## Dataset section
• • • •

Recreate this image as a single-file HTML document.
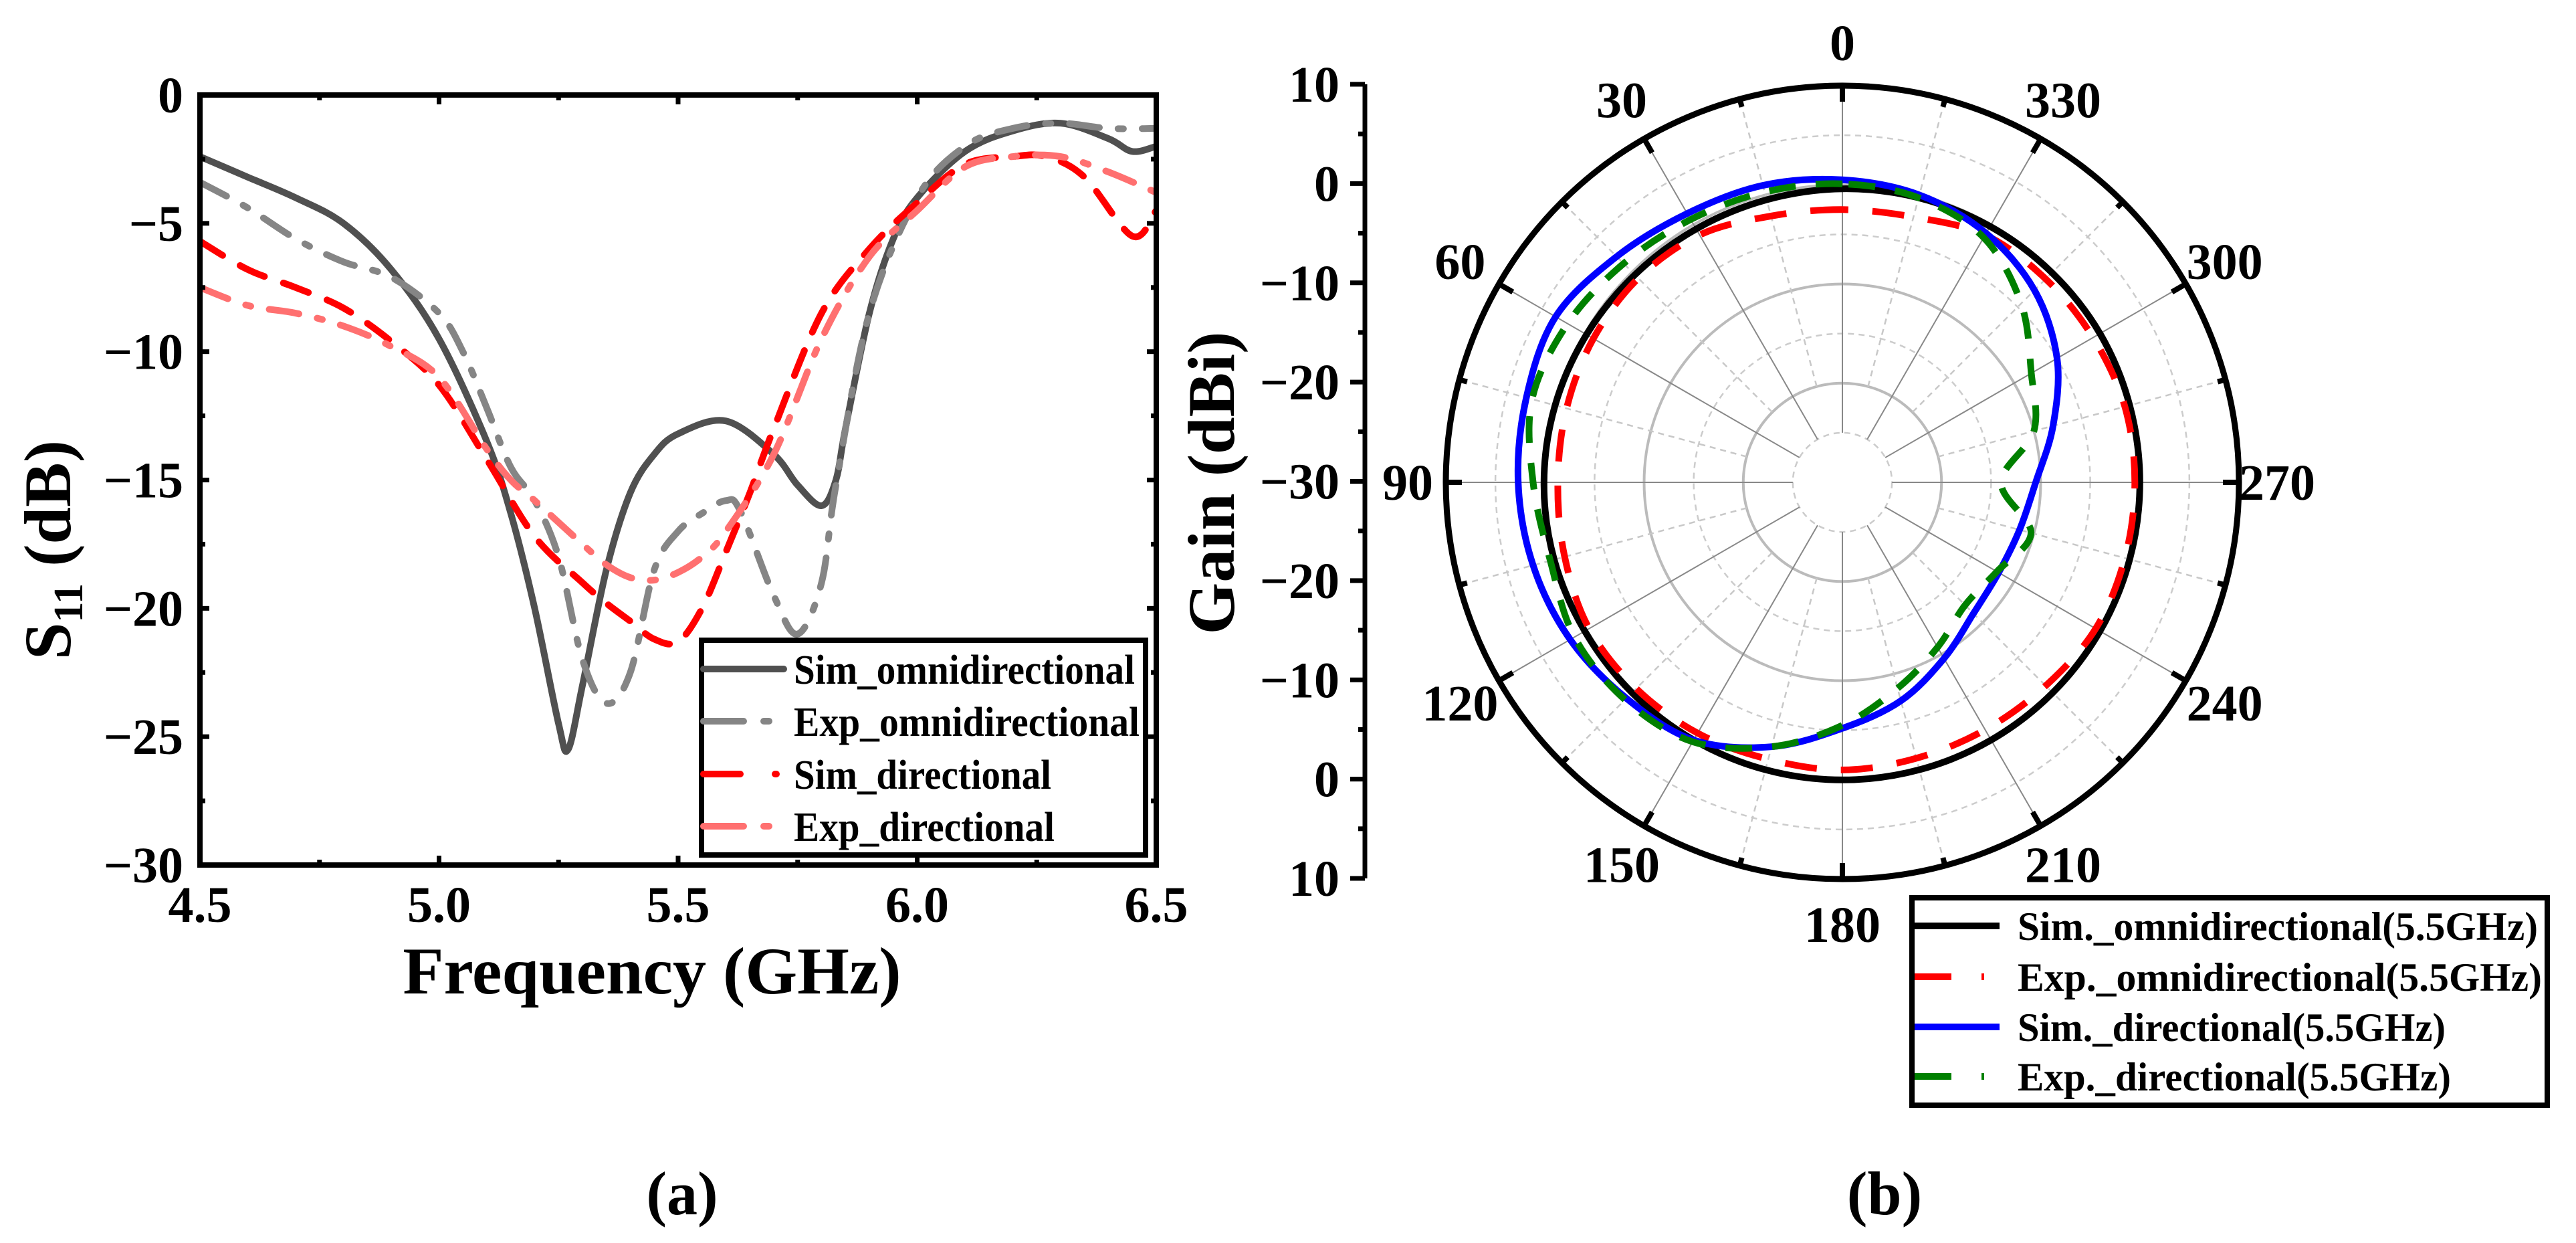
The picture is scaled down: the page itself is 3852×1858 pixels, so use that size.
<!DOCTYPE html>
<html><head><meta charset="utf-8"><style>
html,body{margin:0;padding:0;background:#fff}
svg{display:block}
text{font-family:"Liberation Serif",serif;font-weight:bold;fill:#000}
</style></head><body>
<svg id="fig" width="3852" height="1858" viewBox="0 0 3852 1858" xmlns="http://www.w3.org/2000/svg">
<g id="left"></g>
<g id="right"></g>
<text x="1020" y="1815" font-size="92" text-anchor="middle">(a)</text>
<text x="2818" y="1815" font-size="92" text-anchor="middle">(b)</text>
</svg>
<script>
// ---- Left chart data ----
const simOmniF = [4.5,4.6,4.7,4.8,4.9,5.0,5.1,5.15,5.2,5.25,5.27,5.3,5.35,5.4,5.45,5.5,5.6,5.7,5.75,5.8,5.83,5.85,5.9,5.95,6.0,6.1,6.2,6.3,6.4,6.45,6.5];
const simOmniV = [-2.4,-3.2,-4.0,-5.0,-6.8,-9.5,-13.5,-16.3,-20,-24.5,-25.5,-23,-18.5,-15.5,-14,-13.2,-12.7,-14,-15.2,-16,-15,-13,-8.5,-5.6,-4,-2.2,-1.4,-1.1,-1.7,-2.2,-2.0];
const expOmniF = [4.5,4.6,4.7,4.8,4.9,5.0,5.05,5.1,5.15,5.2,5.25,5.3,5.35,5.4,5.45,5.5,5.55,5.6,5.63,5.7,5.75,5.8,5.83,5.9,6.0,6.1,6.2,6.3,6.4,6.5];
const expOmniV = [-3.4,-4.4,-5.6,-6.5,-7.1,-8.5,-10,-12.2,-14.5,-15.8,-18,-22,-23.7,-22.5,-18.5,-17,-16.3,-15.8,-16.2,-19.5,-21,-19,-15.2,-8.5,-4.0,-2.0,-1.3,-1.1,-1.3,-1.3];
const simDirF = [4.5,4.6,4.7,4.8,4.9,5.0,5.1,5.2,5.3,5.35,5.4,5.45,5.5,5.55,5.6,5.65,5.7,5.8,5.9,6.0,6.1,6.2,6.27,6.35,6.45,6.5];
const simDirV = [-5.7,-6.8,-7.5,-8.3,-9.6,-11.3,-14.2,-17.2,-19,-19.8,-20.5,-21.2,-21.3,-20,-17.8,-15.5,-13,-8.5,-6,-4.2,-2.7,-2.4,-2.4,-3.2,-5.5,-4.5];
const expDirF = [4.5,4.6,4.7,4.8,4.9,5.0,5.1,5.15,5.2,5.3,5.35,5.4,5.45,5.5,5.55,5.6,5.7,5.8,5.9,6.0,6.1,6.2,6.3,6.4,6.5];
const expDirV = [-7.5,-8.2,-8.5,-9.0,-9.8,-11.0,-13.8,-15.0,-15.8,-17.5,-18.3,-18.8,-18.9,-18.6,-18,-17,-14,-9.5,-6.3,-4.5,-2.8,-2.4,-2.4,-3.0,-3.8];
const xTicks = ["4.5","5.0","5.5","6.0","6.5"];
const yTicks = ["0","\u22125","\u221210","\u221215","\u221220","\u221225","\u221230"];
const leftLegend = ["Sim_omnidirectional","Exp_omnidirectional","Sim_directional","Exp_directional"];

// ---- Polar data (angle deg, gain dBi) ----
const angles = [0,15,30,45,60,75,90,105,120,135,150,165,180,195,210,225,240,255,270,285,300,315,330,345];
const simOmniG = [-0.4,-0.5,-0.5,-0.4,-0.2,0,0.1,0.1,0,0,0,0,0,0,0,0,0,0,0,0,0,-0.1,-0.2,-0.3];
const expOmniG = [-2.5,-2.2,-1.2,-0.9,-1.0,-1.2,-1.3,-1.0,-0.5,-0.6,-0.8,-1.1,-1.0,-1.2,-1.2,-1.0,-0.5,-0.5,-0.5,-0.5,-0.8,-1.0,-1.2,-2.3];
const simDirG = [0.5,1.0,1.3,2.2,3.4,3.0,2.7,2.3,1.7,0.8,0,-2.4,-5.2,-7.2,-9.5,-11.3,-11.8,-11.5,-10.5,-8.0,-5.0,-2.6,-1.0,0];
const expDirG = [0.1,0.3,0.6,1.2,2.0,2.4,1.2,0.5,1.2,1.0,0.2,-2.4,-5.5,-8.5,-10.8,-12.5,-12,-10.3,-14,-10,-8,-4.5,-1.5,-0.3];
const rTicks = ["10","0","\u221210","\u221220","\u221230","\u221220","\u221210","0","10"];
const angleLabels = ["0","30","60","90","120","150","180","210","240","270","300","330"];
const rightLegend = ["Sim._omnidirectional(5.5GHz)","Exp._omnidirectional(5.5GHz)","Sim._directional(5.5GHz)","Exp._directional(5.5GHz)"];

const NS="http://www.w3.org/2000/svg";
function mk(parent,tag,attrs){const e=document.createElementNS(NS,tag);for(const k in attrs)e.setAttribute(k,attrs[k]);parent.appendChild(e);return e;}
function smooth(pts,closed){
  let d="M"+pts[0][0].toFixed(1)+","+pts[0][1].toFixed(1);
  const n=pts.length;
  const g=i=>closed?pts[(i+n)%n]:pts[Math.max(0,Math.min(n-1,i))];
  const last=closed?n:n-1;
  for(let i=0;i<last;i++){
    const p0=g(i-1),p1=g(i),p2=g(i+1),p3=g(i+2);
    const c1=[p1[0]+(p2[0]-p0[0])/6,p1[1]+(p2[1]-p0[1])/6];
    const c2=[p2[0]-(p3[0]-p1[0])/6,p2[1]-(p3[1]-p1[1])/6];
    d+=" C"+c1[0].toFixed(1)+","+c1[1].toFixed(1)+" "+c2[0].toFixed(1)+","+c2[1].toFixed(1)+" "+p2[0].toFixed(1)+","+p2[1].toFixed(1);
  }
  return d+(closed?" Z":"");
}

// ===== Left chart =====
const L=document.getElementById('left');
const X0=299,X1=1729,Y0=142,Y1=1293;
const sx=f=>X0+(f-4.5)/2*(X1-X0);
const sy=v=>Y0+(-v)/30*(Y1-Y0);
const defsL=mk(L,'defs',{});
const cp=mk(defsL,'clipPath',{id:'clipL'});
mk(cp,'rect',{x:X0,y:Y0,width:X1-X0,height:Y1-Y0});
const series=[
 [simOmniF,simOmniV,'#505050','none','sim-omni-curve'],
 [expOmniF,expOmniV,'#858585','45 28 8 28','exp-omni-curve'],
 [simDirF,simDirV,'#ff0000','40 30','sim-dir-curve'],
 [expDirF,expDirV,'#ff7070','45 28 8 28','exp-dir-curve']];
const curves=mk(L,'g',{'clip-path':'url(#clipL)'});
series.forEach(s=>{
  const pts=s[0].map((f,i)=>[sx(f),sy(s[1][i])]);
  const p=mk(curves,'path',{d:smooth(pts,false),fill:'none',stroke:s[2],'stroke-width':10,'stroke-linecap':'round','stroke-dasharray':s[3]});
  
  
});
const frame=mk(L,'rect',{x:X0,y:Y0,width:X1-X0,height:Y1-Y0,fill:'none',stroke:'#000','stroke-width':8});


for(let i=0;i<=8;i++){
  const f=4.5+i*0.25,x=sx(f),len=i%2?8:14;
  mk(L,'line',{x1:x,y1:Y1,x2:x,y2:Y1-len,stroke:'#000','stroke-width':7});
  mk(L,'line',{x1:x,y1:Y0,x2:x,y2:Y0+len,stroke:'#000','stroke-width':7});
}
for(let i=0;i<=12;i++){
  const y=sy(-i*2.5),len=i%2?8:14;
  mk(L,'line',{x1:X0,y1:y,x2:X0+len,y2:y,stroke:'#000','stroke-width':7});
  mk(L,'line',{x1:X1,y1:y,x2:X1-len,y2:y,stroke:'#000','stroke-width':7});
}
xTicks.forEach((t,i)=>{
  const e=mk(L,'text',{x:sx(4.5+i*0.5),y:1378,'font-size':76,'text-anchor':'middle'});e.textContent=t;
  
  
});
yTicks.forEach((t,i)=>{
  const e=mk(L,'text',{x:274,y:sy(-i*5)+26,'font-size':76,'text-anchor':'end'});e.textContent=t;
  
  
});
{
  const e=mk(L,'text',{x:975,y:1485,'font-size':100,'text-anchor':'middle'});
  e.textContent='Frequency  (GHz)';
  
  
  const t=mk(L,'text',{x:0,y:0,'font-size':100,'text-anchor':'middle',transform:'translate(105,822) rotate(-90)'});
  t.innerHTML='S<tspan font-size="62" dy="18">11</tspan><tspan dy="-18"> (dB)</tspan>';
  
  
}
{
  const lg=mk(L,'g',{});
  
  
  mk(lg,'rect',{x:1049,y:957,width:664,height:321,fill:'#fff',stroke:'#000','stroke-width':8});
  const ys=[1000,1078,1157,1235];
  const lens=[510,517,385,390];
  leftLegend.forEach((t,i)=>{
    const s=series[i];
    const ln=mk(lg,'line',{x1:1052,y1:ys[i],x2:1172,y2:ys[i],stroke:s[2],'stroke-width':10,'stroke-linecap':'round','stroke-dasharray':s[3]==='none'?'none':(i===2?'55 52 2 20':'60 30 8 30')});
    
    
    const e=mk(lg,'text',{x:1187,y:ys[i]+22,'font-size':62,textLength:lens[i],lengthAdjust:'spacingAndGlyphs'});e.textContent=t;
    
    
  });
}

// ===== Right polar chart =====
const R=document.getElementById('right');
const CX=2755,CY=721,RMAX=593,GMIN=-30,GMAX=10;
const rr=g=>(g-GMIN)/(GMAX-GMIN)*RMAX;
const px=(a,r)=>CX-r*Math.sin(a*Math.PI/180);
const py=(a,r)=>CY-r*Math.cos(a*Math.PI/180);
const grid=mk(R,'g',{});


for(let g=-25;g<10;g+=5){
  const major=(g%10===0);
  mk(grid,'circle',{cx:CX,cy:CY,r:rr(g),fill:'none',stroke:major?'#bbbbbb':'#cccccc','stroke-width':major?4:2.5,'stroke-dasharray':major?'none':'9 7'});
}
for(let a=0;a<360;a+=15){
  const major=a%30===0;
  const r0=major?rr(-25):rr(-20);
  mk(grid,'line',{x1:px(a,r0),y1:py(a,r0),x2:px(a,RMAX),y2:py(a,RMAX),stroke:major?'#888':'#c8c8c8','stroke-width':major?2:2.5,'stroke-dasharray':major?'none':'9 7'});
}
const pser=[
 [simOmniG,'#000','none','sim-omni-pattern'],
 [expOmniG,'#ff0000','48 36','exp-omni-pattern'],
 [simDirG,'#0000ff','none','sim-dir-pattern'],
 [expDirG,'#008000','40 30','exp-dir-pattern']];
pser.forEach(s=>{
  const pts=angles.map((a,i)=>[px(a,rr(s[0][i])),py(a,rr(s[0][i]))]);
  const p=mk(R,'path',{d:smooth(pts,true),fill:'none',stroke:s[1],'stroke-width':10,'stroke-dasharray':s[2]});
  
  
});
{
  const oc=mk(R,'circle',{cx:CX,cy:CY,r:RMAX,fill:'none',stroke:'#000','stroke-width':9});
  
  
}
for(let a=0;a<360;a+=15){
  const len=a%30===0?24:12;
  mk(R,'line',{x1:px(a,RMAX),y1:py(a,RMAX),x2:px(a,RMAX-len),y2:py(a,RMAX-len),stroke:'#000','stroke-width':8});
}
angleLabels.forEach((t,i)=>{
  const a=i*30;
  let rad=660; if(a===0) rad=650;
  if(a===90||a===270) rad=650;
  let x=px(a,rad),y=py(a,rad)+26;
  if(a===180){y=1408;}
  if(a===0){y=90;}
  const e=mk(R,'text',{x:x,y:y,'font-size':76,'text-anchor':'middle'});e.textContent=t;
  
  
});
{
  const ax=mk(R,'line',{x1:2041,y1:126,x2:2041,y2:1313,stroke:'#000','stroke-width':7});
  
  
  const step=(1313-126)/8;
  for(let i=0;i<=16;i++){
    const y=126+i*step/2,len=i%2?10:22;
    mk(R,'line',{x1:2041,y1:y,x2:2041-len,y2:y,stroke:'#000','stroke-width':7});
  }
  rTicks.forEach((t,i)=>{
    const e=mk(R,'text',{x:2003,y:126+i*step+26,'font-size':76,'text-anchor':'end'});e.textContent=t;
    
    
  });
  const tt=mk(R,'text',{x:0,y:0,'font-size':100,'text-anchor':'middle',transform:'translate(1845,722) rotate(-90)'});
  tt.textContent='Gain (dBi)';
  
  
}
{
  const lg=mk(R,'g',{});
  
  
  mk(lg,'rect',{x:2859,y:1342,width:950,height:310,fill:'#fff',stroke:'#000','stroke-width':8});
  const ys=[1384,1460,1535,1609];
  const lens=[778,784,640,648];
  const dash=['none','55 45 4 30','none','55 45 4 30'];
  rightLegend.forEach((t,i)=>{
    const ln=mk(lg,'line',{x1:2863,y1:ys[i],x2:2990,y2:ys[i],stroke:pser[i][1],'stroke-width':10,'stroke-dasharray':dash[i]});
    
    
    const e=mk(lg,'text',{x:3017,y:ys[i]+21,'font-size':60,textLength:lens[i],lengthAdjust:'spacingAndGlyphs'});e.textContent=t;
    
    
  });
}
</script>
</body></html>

• • • •

## Problem to solve
Which lines contain the word "document"? Copy each one.

## Exercise result
Recreate this image as a single-file HTML document.
function mk(parent,tag,attrs){const e=document.createElementNS(NS,tag);for(const k in attrs)e.setAttribute(k,attrs[k]);parent.appendChild(e);return e;}
const L=document.getElementById('left');
const R=document.getElementById('right');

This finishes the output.